Pretty much everybody is familiar with the pervasive line of thinking that says boys are naturally more suited to outperform girls when it comes to math and science. It's an assumption so ingrained in our society that many believe it as fact, the result of a natural, irreversible difference between the sexes. And now, three researchers have added their voices to the din, claiming that boys are better at physics for the most ridiculous reason. In an article published last week, the Australian researchers hypothesize that boys outperform girls on science tests because the way they pee gives them an edge when it comes to understanding concepts related to projectile motion.
Yep, you read that right. The authors of the article, which was published in the Times Education Supplement last week, don't cite a study they conducted or any actual data. Instead, they spitball that boys' "playful urination practices" such as "seeing how high you can pee to games such as Peeball (where men compete using their urine to destroy a ball placed in a urinal)" set them up to score higher than their female peers on tests. They realize that the assertion may lead some to think they're "daft," but Anna Wilson of Abertag University and Kate Wilson and David Low of the University of New South Wales Canberra persist nonetheless.
It is of course a little possible that the trio may be on to something, but that's a long shot (or a long stream?). Could boys' reported obsession with peeing all over the place really set them up for a more successful career in STEM fields, which men do dominate? Wilson, Wilson, and Low insist that they're "making a serious point" with their claims, as they wrote in their Times Education Supplement piece:
This self-directed, hands-on, intrinsically (and sometimes extrinsically, and socially) rewarding activity must have a huge potential contribution to learning, resulting in a deep, embodied, material knowledge of projectile motion that’s simply not accessible to girls.
They describe in their paper boys' and men's propensity to play around with their pees using only anecdotes ("YouTube videos explain how to write your name in the snow with your pee"). But without empirical evidence, it's impossible to prove this theory — and Wilson, Wilson, and Low do also offer some more generally accepted explanations for why boys sometimes outperform girls in science: that society associates "logical and mathematical ways of thinking" with masculinity and that some parents or teachers may inadvertently discourage girls from pursuing success in STEM subjects.
That second theory rings true for Jo Boaler, a Stanford professor of mathematics. She told CNN last year that parents' attitudes toward math can drive their daughter away from it, even if that's not their intended outcome at all:
Many parents believe you can either do math or you can't and they'll say to their kids, 'Oh, you've got the math gene.' Or they tell them they don't have it. We know that when mothers tell their daughters "I wasn't good at math in school," their daughter's achievement goes down.

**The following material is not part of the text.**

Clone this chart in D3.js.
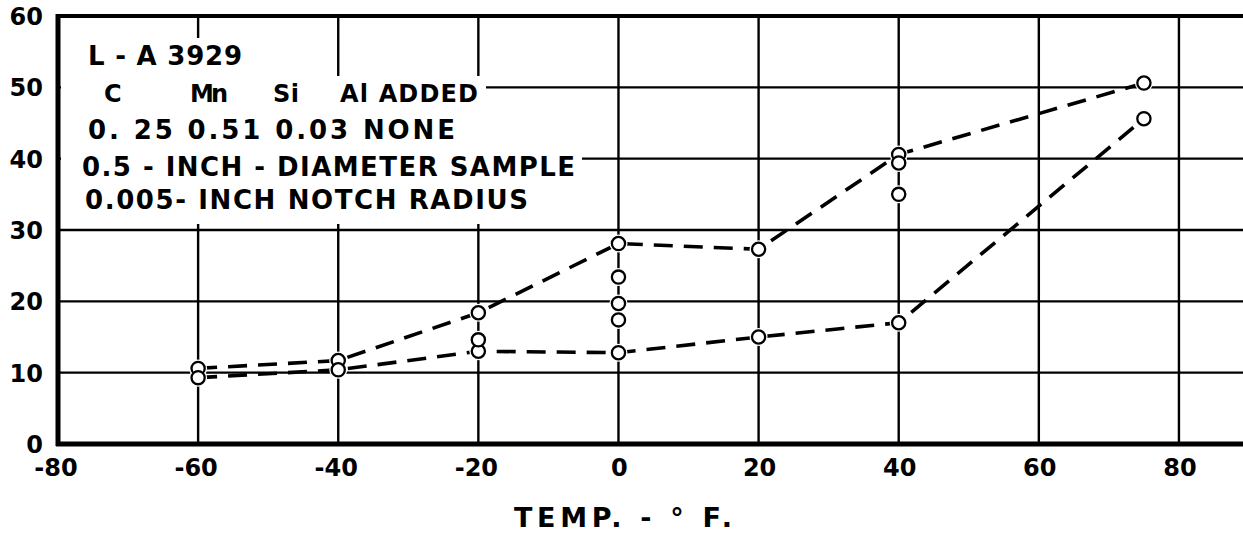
<!DOCTYPE html>
<html>
<head>
<meta charset="utf-8">
<script src="https://cdn.jsdelivr.net/npm/d3@7"></script>
<style>
  html, body { margin: 0; padding: 0; background: #fff; }
  svg { display: block; }
  text { font-family: "DejaVu Sans", sans-serif; font-weight: bold; fill: #000; }
</style>
</head>
<body>
<svg id="chart" width="1243" height="534"></svg>
<script>
// Axis ticks
const xTicks = [-80, -60, -40, -20, 0, 20, 40, 60, 80];
const yTicks = [0, 10, 20, 30, 40, 50, 60];

// Upper and lower bounds of the scatter band (temperature °F, energy)
const upperTemps  = [-60, -40, -20, 0, 20, 40, 75];
const upperEnergy = [10.6, 11.7, 18.4, 28.1, 27.3, 40.6, 50.6];
const lowerTemps  = [-60, -40, -20, 0, 20, 40, 75];
const lowerEnergy = [9.3, 10.4, 13.0, 12.8, 15.0, 17.0, 45.6];

// Specimens lying between the two bounds
const innerTemps  = [-20, 0, 0, 0, 40, 40];
const innerEnergy = [14.6, 23.4, 19.7, 17.4, 39.4, 35.0];

// Heat identification block
const heatTitle = "L - A 3929";
const elementNames = ["C", "Mn", "Si", "Al ADDED"];
const compositionLine = "0. 25  0.51  0.03 NONE";
const sampleLines = ["0.5 - INCH - DIAMETER SAMPLE", "0.005- INCH NOTCH RADIUS"];
const xTitle = "TEMP. - ° F.";

const W = 1243, H = 534;
const svg = d3.select("#chart");

const x = d3.scaleLinear().domain([-80, 90]).range([58, 1249]);
const y = d3.scaleLinear().domain([0, 60]).range([444, 16]);

// ---- grid ----
const grid = svg.append("g").attr("stroke", "#000");
grid.selectAll("line.v").data(xTicks.filter(d => d > -80)).join("line")
  .attr("class", "v")
  .attr("x1", d => x(d)).attr("x2", d => x(d))
  .attr("y1", y(60)).attr("y2", y(0))
  .attr("stroke-width", 2.4);
grid.selectAll("line.h").data(yTicks.filter(d => d > 0 && d < 60)).join("line")
  .attr("class", "h")
  .attr("x1", x(-80)).attr("x2", W)
  .attr("y1", d => y(d)).attr("y2", d => y(d))
  .attr("stroke-width", 2.4);

// ---- frame: top border, left and bottom axes ----
grid.append("line").attr("x1", x(-80) - 2).attr("x2", W).attr("y1", y(60)).attr("y2", y(60)).attr("stroke-width", 4);
grid.append("line").attr("x1", x(-80)).attr("x2", x(-80)).attr("y1", y(60) - 2).attr("y2", y(0) + 2).attr("stroke-width", 5);
grid.append("line").attr("x1", x(-80) - 2).attr("x2", W).attr("y1", y(0)).attr("y2", y(0)).attr("stroke-width", 5);

// ---- tick labels ----
svg.append("g").selectAll("text").data(yTicks).join("text")
  .attr("x", 43).attr("y", d => y(d) + 9)
  .attr("text-anchor", "end")
  .attr("font-size", 24)
  .text(d => d);

svg.append("g").selectAll("text").data(xTicks).join("text")
  .attr("x", d => x(d) + (d < 0 ? -2 : 1)).attr("y", 476)
  .attr("text-anchor", "middle")
  .attr("font-size", 24)
  .text(d => d);

svg.append("text")
  .attr("x", 514).attr("y", 527)
  .attr("font-size", 27)
  .attr("textLength", 218).attr("lengthAdjust", "spacing")
  .text(xTitle);

// ---- identification block, lettered over a cleared patch of the grid ----
const note = svg.append("g");
note.append("path")
  .attr("fill", "#fff")
  .attr("d", "M61,38 H262 V76 H486 V148 H582 V184 H540 V224 H61 Z");

note.append("text").attr("x", 88).attr("y", 65).attr("font-size", 26)
  .attr("textLength", 154).attr("lengthAdjust", "spacing").text(heatTitle);

const elementX = [104, 190, 273, 340];
const elementW = [24, 38, 26, 138];
note.selectAll("text.el").data(elementNames).join("text")
  .attr("class", "el")
  .attr("x", (d, i) => elementX[i]).attr("y", 102)
  .attr("font-size", 24)
  .attr("textLength", (d, i) => elementW[i]).attr("lengthAdjust", "spacing")
  .text(d => d);

note.append("text").attr("x", 88).attr("y", 139).attr("font-size", 26)
  .attr("textLength", 367).attr("lengthAdjust", "spacing").text(compositionLine);

const sampleY = [176, 209];
const sampleX = [82, 85];
const sampleW = [493, 443];
note.selectAll("text.smp").data(sampleLines).join("text")
  .attr("class", "smp")
  .attr("x", (d, i) => sampleX[i]).attr("y", (d, i) => sampleY[i])
  .attr("font-size", 26)
  .attr("textLength", (d, i) => sampleW[i]).attr("lengthAdjust", "spacing")
  .text(d => d);

// ---- dashed bounds ----
const line = d3.line().x(d => x(d[0])).y(d => y(d[1]));
const bands = [d3.zip(upperTemps, upperEnergy), d3.zip(lowerTemps, lowerEnergy)];
svg.append("g").selectAll("path").data(bands).join("path")
  .attr("d", line)
  .attr("fill", "none")
  .attr("stroke", "#000")
  .attr("stroke-width", 3.6)
  .attr("stroke-dasharray", "19,11");

// ---- specimens ----
const pts = [
  ...d3.zip(upperTemps, upperEnergy),
  ...d3.zip(lowerTemps, lowerEnergy),
  ...d3.zip(innerTemps, innerEnergy)
];
const marks = svg.append("g");
marks.selectAll("circle.halo").data(pts).join("circle")
  .attr("class", "halo")
  .attr("cx", d => x(d[0])).attr("cy", d => y(d[1]))
  .attr("r", 9).attr("fill", "#fff");
marks.selectAll("circle.pt").data(pts).join("circle")
  .attr("class", "pt")
  .attr("cx", d => x(d[0])).attr("cy", d => y(d[1]))
  .attr("r", 6.6)
  .attr("fill", "#fff")
  .attr("stroke", "#000")
  .attr("stroke-width", 2.3);
</script>
</body>
</html>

Boaler believes that the idea of a "math person" is a myth. She also thinks that students' outcomes will improve if they think they have the potential to do well in math. Recently, she she hosted a summer camp for incoming seventh graders at Stanford where she put those beliefs to the test, CNN reported. Each of the kids came into the 18-day camp believing that math wasn't for them, but they spent its duration learning that their brains can evolve. The result? Their test scores improved by an average of 1.6 years of schooling.
The moral of the story? No girl — or any other student — should ever be told that they're simply not inclined to excel at math or science. Because, no matter how they pee, that's simply not true.